Task to carry out
Go through the entries below and retype them exactly, omitting each picture.
╔══
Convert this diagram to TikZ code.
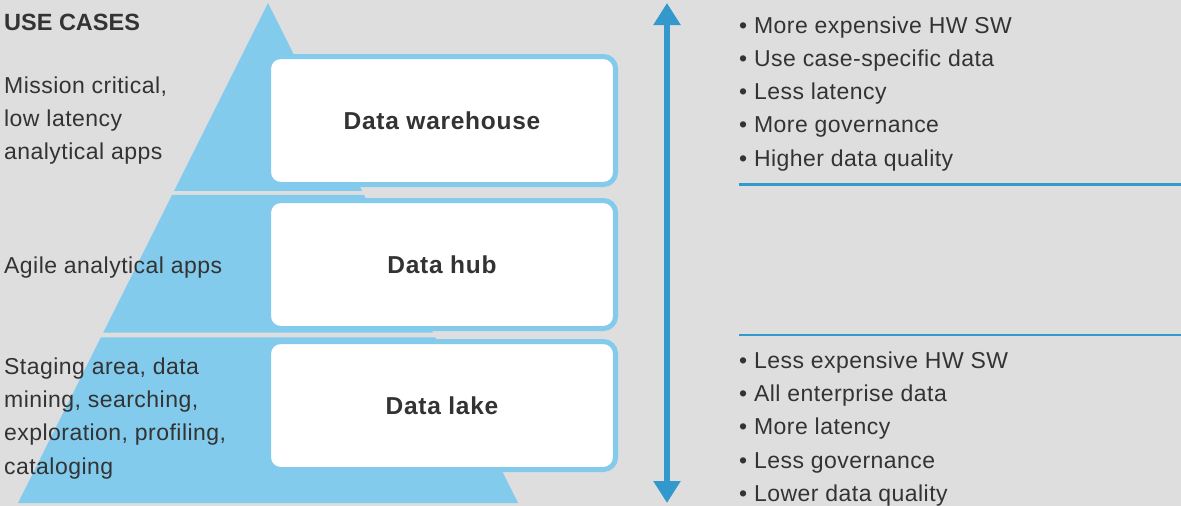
\documentclass[tikz,border=0pt]{standalone}
\usepackage{fontspec}
\setmainfont{Liberation Sans}[LetterSpace=2]
\usepackage{tikz}
\usetikzlibrary{arrows.meta, positioning, calc}

\definecolor{bggray}{HTML}{DEDEDE}
\definecolor{pyrblue}{HTML}{82CBEC}
\definecolor{scaleblue}{HTML}{3399CC}
\definecolor{textgray}{HTML}{333333}

\begin{document}
\begin{tikzpicture}[
  x=1pt, y=-1pt,
  every node/.style={text=textgray},
  pyramid/.style={fill=pyrblue},
  layer/.style={draw=pyrblue, line width=5pt, fill=white, rounded corners=12pt, minimum width=347pt, minimum height=128pt, outer sep=0pt, inner sep=0pt, font=\bfseries\fontsize{24.5}{28}\selectfont\addfontfeature{LetterSpace=3}},
  usecase/.style={anchor=north west, inner sep=0pt, align=left, font=\fontsize{23}{33.3}\selectfont},
  bullets/.style={anchor=north west, inner sep=0pt, align=left, font=\fontsize{23}{33.3}\selectfont},
  scalearrow/.style={{Triangle[width=26pt, length=22pt]}-{Triangle[width=26pt, length=22pt]}, line width=5.5pt, scaleblue},
  divider/.style={line width=2.5pt, scaleblue}
]

% Background
\fill[bggray] (0,0) rectangle (1181,506);
\useasboundingbox (0,0) rectangle (1181,506);

% Pyramid, cut into three bands
\coordinate (apex) at (268,3);
\coordinate (bl) at (18,503);
\coordinate (br) at (518,503);
\foreach \top/\bot in {3/191, 195/332.7, 337.3/503}{
  \fill[pyramid] ($(apex)!{(\top-3)/500}!(bl)$) -- ($(apex)!{(\bot-3)/500}!(bl)$)
    -- ($(apex)!{(\bot-3)/500}!(br)$) -- ($(apex)!{(\top-3)/500}!(br)$) -- cycle;
}

% Layers
\node[layer] (whouse) at (442,120.5) {Data warehouse};
\node[layer, below=16pt of whouse] (hub) {Data hub};
\node[layer, below=13pt of hub] (lake) {Data lake};

% Use cases
\node[usecase, font=\bfseries\fontsize{23.5}{28}\selectfont\addfontfeature{LetterSpace=0}] (title) at (4,14) {USE CASES};
\node[usecase] (critical) at (4,76.2) {Mission critical,\\low latency\\analytical apps};
\node[usecase] (agile) at (4,257.1) {Agile analytical apps};
\node[usecase] (staging) at (4,357.5) {Staging area, data\\mining, searching,\\exploration, profiling,\\cataloging};

% Scale
\coordinate (scaletop) at (667,3);
\coordinate (scalebot) at (667,503);
\draw[scalearrow] (scaletop) -- (scalebot);

% Properties
\node[bullets] (upper) at (739,16.2) {• More expensive HW SW\\• Use case-specific data\\• Less latency\\• More governance\\• Higher data quality};
\draw[divider] (739,184.5) -- (1181,184.5);
\draw[divider] (739,335) -- (1181,335);
\node[bullets] (lower) at (739,351.5) {• Less expensive HW SW\\• All enterprise data\\• More latency\\• Less governance\\• Lower data quality};

\end{tikzpicture}
\end{document}
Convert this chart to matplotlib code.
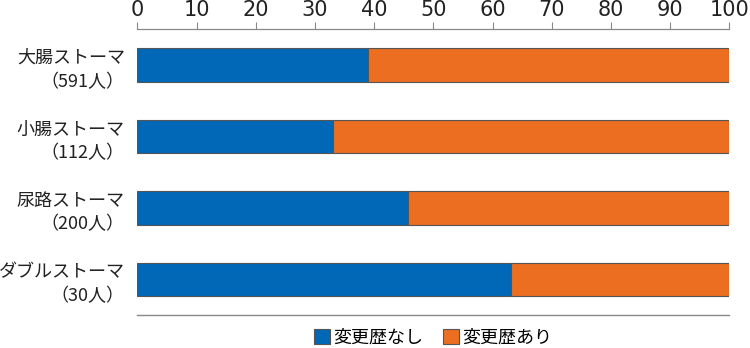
import matplotlib
matplotlib.use("Agg")
import matplotlib.pyplot as plt
from matplotlib.patches import Patch
import numpy as np

plt.rcParams['font.family'] = ['Noto Sans CJK JP', 'DejaVu Sans']

categories = ['大腸ストーマ\n（591人）', '小腸ストーマ\n（112人）', '尿路ストーマ\n（200人）', 'ダブルストーマ\n（30人）']
no_change = [38.9, 33.1, 45.8, 63.2]
changed = [100 - v for v in no_change]
series_names = ['変更歴なし', '変更歴あり']
ticks = [0, 10, 20, 30, 40, 50, 60, 70, 80, 90, 100]

blue = '#0068B7'
orange = '#EB6E21'
edge = '#555555'

fig = plt.figure(figsize=(7.5, 3.48), dpi=100)
ax = fig.add_axes([0.1831, 0.0948, 0.7893, 0.821])

y = np.arange(len(categories))
h = 0.47
ax.barh(y, no_change, height=h, color=blue, edgecolor=edge, linewidth=0.8)
ax.barh(y, changed, left=no_change, height=h, color=orange, edgecolor=edge, linewidth=0.8)

ax.set_xlim(0, 100)
ax.set_ylim(3.5, -0.5)
ax.set_yticks(y)
ax.set_yticklabels(categories, fontsize=13, linespacing=1.4, color='#222222')
ax.tick_params(axis='y', length=0, pad=9)
ax.xaxis.tick_top()
ax.set_xticks(ticks)
ax.set_xticklabels([str(t) for t in ticks], fontsize=15, family='DejaVu Sans', color='#222222')
ax.tick_params(axis='x', direction='out', length=5, width=0.8, color='#888888', pad=2)

for s in ['left', 'right']:
    ax.spines[s].set_visible(False)
ax.spines['top'].set_color('#888888')
ax.spines['top'].set_linewidth(0.9)
ax.spines['bottom'].set_color('#888888')
ax.spines['bottom'].set_linewidth(1.0)

handles = [Patch(facecolor=blue, edgecolor=edge, linewidth=0.8),
           Patch(facecolor=orange, edgecolor=edge, linewidth=0.8)]
fig.legend(handles, series_names, loc='center', bbox_to_anchor=(0.5775, 0.03),
           ncol=2, frameon=False, fontsize=13, handlelength=0.9, handleheight=0.9,
           handletextpad=0.15, columnspacing=1.1, borderaxespad=0, borderpad=0)

fig.savefig('out.png', dpi=100)
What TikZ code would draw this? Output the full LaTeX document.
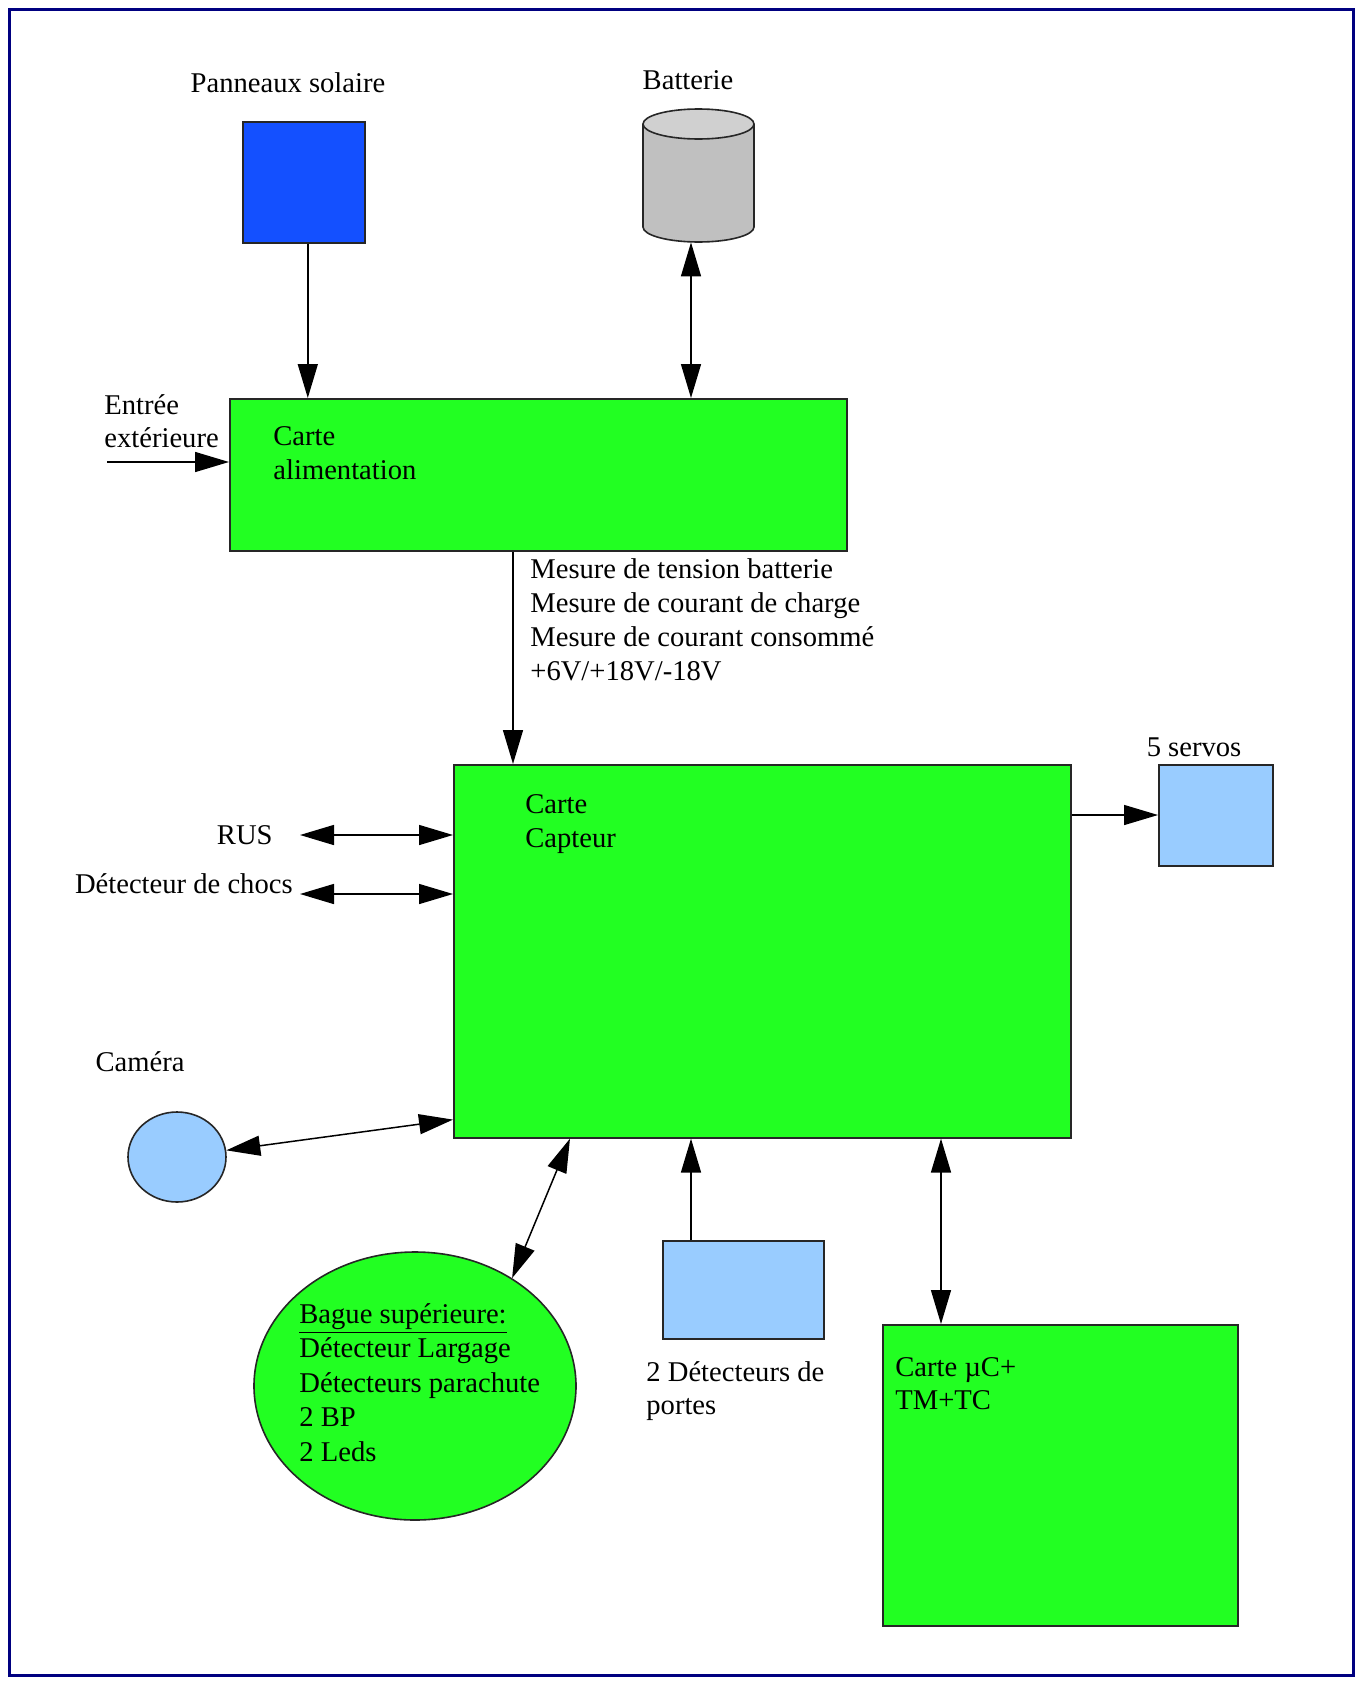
╚══
Final result
Convert this diagram to TikZ code.
\documentclass[tikz,border=0pt]{standalone}
\usepackage{fontspec}
\setmainfont{Liberation Sans}[LetterSpace=2]
\usepackage{tikz}
\usetikzlibrary{arrows.meta, positioning, calc}

\definecolor{bggray}{HTML}{DEDEDE}
\definecolor{pyrblue}{HTML}{82CBEC}
\definecolor{scaleblue}{HTML}{3399CC}
\definecolor{textgray}{HTML}{333333}

\begin{document}
\begin{tikzpicture}[
  x=1pt, y=-1pt,
  every node/.style={text=textgray},
  pyramid/.style={fill=pyrblue},
  layer/.style={draw=pyrblue, line width=5pt, fill=white, rounded corners=12pt, minimum width=347pt, minimum height=128pt, outer sep=0pt, inner sep=0pt, font=\bfseries\fontsize{24.5}{28}\selectfont\addfontfeature{LetterSpace=3}},
  usecase/.style={anchor=north west, inner sep=0pt, align=left, font=\fontsize{23}{33.3}\selectfont},
  bullets/.style={anchor=north west, inner sep=0pt, align=left, font=\fontsize{23}{33.3}\selectfont},
  scalearrow/.style={{Triangle[width=26pt, length=22pt]}-{Triangle[width=26pt, length=22pt]}, line width=5.5pt, scaleblue},
  divider/.style={line width=2.5pt, scaleblue}
]

% Background
\fill[bggray] (0,0) rectangle (1181,506);
\useasboundingbox (0,0) rectangle (1181,506);

% Pyramid, cut into three bands
\coordinate (apex) at (268,3);
\coordinate (bl) at (18,503);
\coordinate (br) at (518,503);
\foreach \top/\bot in {3/191, 195/332.7, 337.3/503}{
  \fill[pyramid] ($(apex)!{(\top-3)/500}!(bl)$) -- ($(apex)!{(\bot-3)/500}!(bl)$)
    -- ($(apex)!{(\bot-3)/500}!(br)$) -- ($(apex)!{(\top-3)/500}!(br)$) -- cycle;
}

% Layers
\node[layer] (whouse) at (442,120.5) {Data warehouse};
\node[layer, below=16pt of whouse] (hub) {Data hub};
\node[layer, below=13pt of hub] (lake) {Data lake};

% Use cases
\node[usecase, font=\bfseries\fontsize{23.5}{28}\selectfont\addfontfeature{LetterSpace=0}] (title) at (4,14) {USE CASES};
\node[usecase] (critical) at (4,76.2) {Mission critical,\\low latency\\analytical apps};
\node[usecase] (agile) at (4,257.1) {Agile analytical apps};
\node[usecase] (staging) at (4,357.5) {Staging area, data\\mining, searching,\\exploration, profiling,\\cataloging};

% Scale
\coordinate (scaletop) at (667,3);
\coordinate (scalebot) at (667,503);
\draw[scalearrow] (scaletop) -- (scalebot);

% Properties
\node[bullets] (upper) at (739,16.2) {• More expensive HW SW\\• Use case-specific data\\• Less latency\\• More governance\\• Higher data quality};
\draw[divider] (739,184.5) -- (1181,184.5);
\draw[divider] (739,335) -- (1181,335);
\node[bullets] (lower) at (739,351.5) {• Less expensive HW SW\\• All enterprise data\\• More latency\\• Less governance\\• Lower data quality};

\end{tikzpicture}
\end{document}
Convert this chart to matplotlib code.
import matplotlib
matplotlib.use("Agg")
import matplotlib.pyplot as plt
from matplotlib.patches import Patch
import numpy as np

plt.rcParams['font.family'] = ['Noto Sans CJK JP', 'DejaVu Sans']

categories = ['大腸ストーマ\n（591人）', '小腸ストーマ\n（112人）', '尿路ストーマ\n（200人）', 'ダブルストーマ\n（30人）']
no_change = [38.9, 33.1, 45.8, 63.2]
changed = [100 - v for v in no_change]
series_names = ['変更歴なし', '変更歴あり']
ticks = [0, 10, 20, 30, 40, 50, 60, 70, 80, 90, 100]

blue = '#0068B7'
orange = '#EB6E21'
edge = '#555555'

fig = plt.figure(figsize=(7.5, 3.48), dpi=100)
ax = fig.add_axes([0.1831, 0.0948, 0.7893, 0.821])

y = np.arange(len(categories))
h = 0.47
ax.barh(y, no_change, height=h, color=blue, edgecolor=edge, linewidth=0.8)
ax.barh(y, changed, left=no_change, height=h, color=orange, edgecolor=edge, linewidth=0.8)

ax.set_xlim(0, 100)
ax.set_ylim(3.5, -0.5)
ax.set_yticks(y)
ax.set_yticklabels(categories, fontsize=13, linespacing=1.4, color='#222222')
ax.tick_params(axis='y', length=0, pad=9)
ax.xaxis.tick_top()
ax.set_xticks(ticks)
ax.set_xticklabels([str(t) for t in ticks], fontsize=15, family='DejaVu Sans', color='#222222')
ax.tick_params(axis='x', direction='out', length=5, width=0.8, color='#888888', pad=2)

for s in ['left', 'right']:
    ax.spines[s].set_visible(False)
ax.spines['top'].set_color('#888888')
ax.spines['top'].set_linewidth(0.9)
ax.spines['bottom'].set_color('#888888')
ax.spines['bottom'].set_linewidth(1.0)

handles = [Patch(facecolor=blue, edgecolor=edge, linewidth=0.8),
           Patch(facecolor=orange, edgecolor=edge, linewidth=0.8)]
fig.legend(handles, series_names, loc='center', bbox_to_anchor=(0.5775, 0.03),
           ncol=2, frameon=False, fontsize=13, handlelength=0.9, handleheight=0.9,
           handletextpad=0.15, columnspacing=1.1, borderaxespad=0, borderpad=0)

fig.savefig('out.png', dpi=100)
What TikZ code would draw this? Output the full LaTeX document.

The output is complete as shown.